De Arthashastra (Sanskriet: Arthaśāstra, van artha, macht en śāstra, verhandeling) is een Indiase verhandeling over staatkunde uit de antieke Oudheid. Wanneer het werk precies geschreven werd is onbekend, maar volgens de traditie was de auteur Kautilya of Chanakya, leraar, mentor en minister van keizer Chandragupta Maurya (regeerde 320-297 v.Chr.), stichter van het Mauryarijk. De bewaard gebleven versie van het werk is echter een bewerking door de schrijver Vishnugupta, die rond de 3e eeuw n.Chr. leefde. De Arthashastra is een handleiding voor een autoritaire vorst die bereid is tot het uiterste te gaan om aan de macht te blijven. Het werk beschrijft hoe de vorst door middel van een sterk gecentraliseerde staatsvorm zijn macht kan handhaven en zowel de eigen bevolking als naburige staten onder de duim kan houden.
De Arthashastra handelt in detail over de belastinginning en hoe de vorst deze zoveel mogelijk naar zich toe kan trekken. Ook adviseert de tekst de vorst een grootschalig netwerk van spionnen in te zetten om zowel de stemming van de bevolking te peilen als zijn naaste adviseurs en ministers in de gaten te houden. Buurstaten worden geacht onderworpen te worden als ze zwakker zijn en met diplomatie bespeeld te worden als ze te sterk zijn om onderworpen te worden.

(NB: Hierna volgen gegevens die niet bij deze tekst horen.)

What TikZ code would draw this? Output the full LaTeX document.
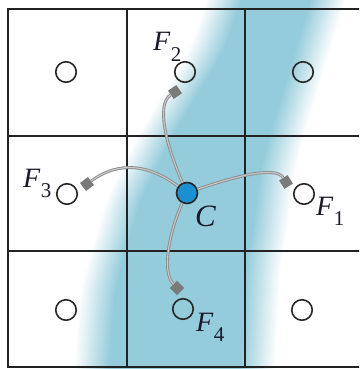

Historici zien de Arthashastra als een belangrijke bron over de bestuurlijke opbouw van het Mauryarijk en andere staten uit de Indiase Oudheid. Het is echter onduidelijk of het een normatieve of beschrijvende tekst is en daarmee in hoeverre de ideeën uit de tekst in praktijk ten uitvoer gebracht konden worden. Vanwege het uitgangspunt dat de vorst al het mogelijke dient te doen om aan de macht te blijven, is Kautilya wel met Machiavelli vergeleken en de Arthashastra met De vorst.